INFORMATION PROVIDED –
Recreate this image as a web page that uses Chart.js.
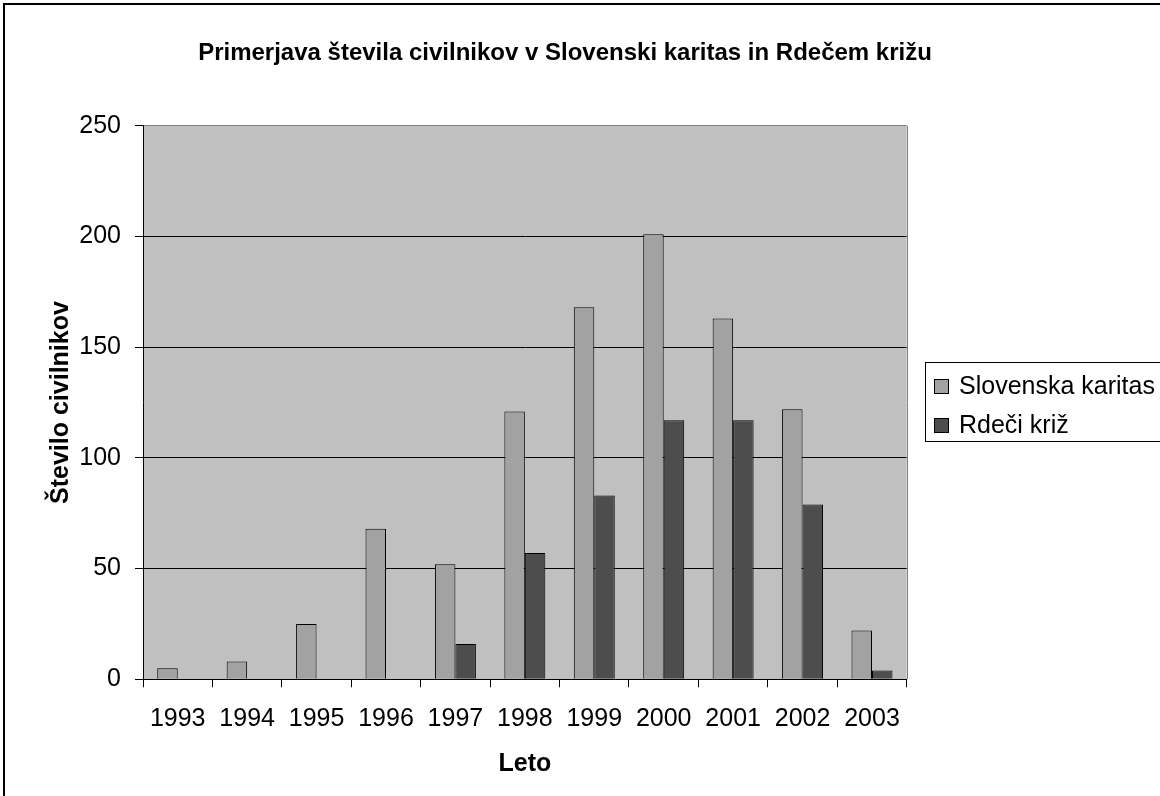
<!DOCTYPE html>
<html>
<head>
<meta charset="utf-8">
<title>Primerjava števila civilnikov</title>
<script src="https://cdn.jsdelivr.net/npm/chart.js@4.4.0/dist/chart.umd.min.js"></script>
<style>
    body { margin: 0; background: #fff; }
    #chartWrap { width: 1160px; height: 796px; }
</style>
</head>
<body>
<div id="chartWrap">
    <canvas id="civilChart" width="1160" height="796"></canvas>
</div>
<script>
// Data
const years = ['1993', '1994', '1995', '1996', '1997', '1998', '1999', '2000', '2001', '2002', '2003'];
const karitas = [5, 8, 25, 68, 52, 121, 168, 201, 163, 122, 22];
const rdeciKriz = [null, null, null, null, 16, 57, 83, 117, 117, 79, 4];
const yTicks = [0, 50, 100, 150, 200, 250];

const FONT = '"Liberation Sans", Arial, sans-serif';

// grey plot area + white page + outer frame
const backgroundPlugin = {
    id: 'backgroundPlugin',
    beforeDraw(chart) {
        const ctx = chart.ctx;
        const a = chart.chartArea;
        ctx.save();
        ctx.fillStyle = '#ffffff';
        ctx.fillRect(0, 0, chart.width, chart.height);
        ctx.fillStyle = '#c0c0c0';
        ctx.fillRect(a.left, a.top, a.right - a.left, a.bottom - a.top);
        ctx.restore();
    },
    afterDraw(chart) {
        const ctx = chart.ctx;
        const a = chart.chartArea;
        ctx.save();
        // right edge of the plot area
        ctx.strokeStyle = '#808080';
        ctx.lineWidth = 1;
        ctx.beginPath();
        ctx.moveTo(Math.round(a.right) + 0.5, a.top);
        ctx.lineTo(Math.round(a.right) + 0.5, a.bottom);
        ctx.stroke();
        // chart frame (left and top edges visible)
        ctx.strokeStyle = '#000000';
        ctx.lineWidth = 2;
        ctx.beginPath();
        ctx.moveTo(4, chart.height + 2);
        ctx.lineTo(4, 4);
        ctx.lineTo(chart.width + 2, 4);
        ctx.stroke();
        ctx.restore();
    }
};

// legend box on the right, cut by the page edge as in the original
const boxLegend = {
    id: 'boxLegend',
    afterDraw(chart) {
        const ctx = chart.ctx;
        const x = 925, y = 362, rowH = 39;
        ctx.save();
        ctx.fillStyle = '#ffffff';
        ctx.fillRect(x, y, 260, 79);
        ctx.strokeStyle = '#000000';
        ctx.lineWidth = 1;
        ctx.strokeRect(x + 0.5, y + 0.5, 260, 79);
        ctx.font = '25px ' + FONT;
        ctx.textBaseline = 'alphabetic';
        chart.data.datasets.forEach((ds, i) => {
            const base = y + 32 + i * rowH;
            ctx.fillStyle = ds.backgroundColor;
            ctx.fillRect(x + 10, base - 14, 13, 13);
            ctx.strokeStyle = '#000000';
            ctx.strokeRect(x + 9.5, base - 14.5, 14, 14);
            ctx.fillStyle = '#000000';
            ctx.fillText(ds.label, x + 34, base);
        });
        ctx.restore();
    }
};

const ctx = document.getElementById('civilChart').getContext('2d');

const civilChart = new Chart(ctx, {
    type: 'bar',
    data: {
        labels: years,
        datasets: [{
            label: 'Slovenska karitas',
            data: karitas,
            backgroundColor: '#a2a2a2',
            borderColor: '#000000',
            borderWidth: 1,
            barPercentage: 1.0,
            categoryPercentage: 0.59
        }, {
            label: 'Rdeči križ',
            data: rdeciKriz,
            backgroundColor: '#4d4d4d',
            borderColor: '#000000',
            borderWidth: 1,
            barPercentage: 1.0,
            categoryPercentage: 0.59
        }]
    },
    options: {
        responsive: false,
        animation: false,
        devicePixelRatio: 1,
        layout: {
            padding: { left: 0, right: 30, top: 0, bottom: 0 }
        },
        plugins: {
            legend: { display: false },
            tooltip: { enabled: false },
            title: {
                display: true,
                text: 'Primerjava števila civilnikov v Slovenski karitas in Rdečem križu',
                color: '#000000',
                font: { family: FONT, size: 24, weight: 'bold' },
                padding: { top: 39, bottom: 58 }
            }
        },
        scales: {
            x: {
                grid: {
                    display: true,
                    drawOnChartArea: false,
                    drawTicks: true,
                    tickLength: 8,
                    tickColor: '#000000',
                    offset: true
                },
                border: { display: true, color: '#000000', width: 1 },
                ticks: {
                    color: '#000000',
                    font: { family: FONT, size: 25 },
                    padding: 17,
                    maxRotation: 0,
                    autoSkip: false
                },
                title: {
                    display: true,
                    text: 'Leto',
                    color: '#000000',
                    font: { family: FONT, size: 25, weight: 'bold' },
                    padding: { top: 0, bottom: 17 }
                },
                afterFit(scale) {
                    scale.height = 116.7;
                }
            },
            y: {
                min: 0,
                max: 250,
                grid: {
                    color: (c) => (c.tick && c.tick.value === 250 ? '#808080' : '#000000'),
                    tickColor: '#000000',
                    tickLength: 8,
                    lineWidth: 1
                },
                border: { display: true, color: '#000000', width: 1 },
                afterBuildTicks(scale) {
                    scale.ticks = yTicks.map(v => ({ value: v }));
                },
                ticks: {
                    color: '#000000',
                    font: { family: FONT, size: 25 },
                    padding: 14
                },
                title: {
                    display: true,
                    text: 'Število civilnikov',
                    color: '#000000',
                    font: { family: FONT, size: 25, weight: 'bold' },
                    padding: { top: 46, bottom: 0 }
                },
                afterFit(scale) {
                    scale.width = 143;
                }
            },
            // empty right-hand box that leaves room for the legend
            side: {
                type: 'linear',
                position: 'right',
                display: true,
                grid: { display: false },
                border: { display: false },
                ticks: { display: false },
                afterFit(scale) {
                    scale.width = 223.3;
                }
            }
        }
    },
    plugins: [backgroundPlugin, boxLegend]
});
</script>
</body>
</html>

REQUEST –
Find the word "page" in the data and copy out each line where it turns up.

RESULT –
Recreate this image as a web page that uses Chart.js.
// grey plot area + white page + outer frame
// legend box on the right, cut by the page edge as in the original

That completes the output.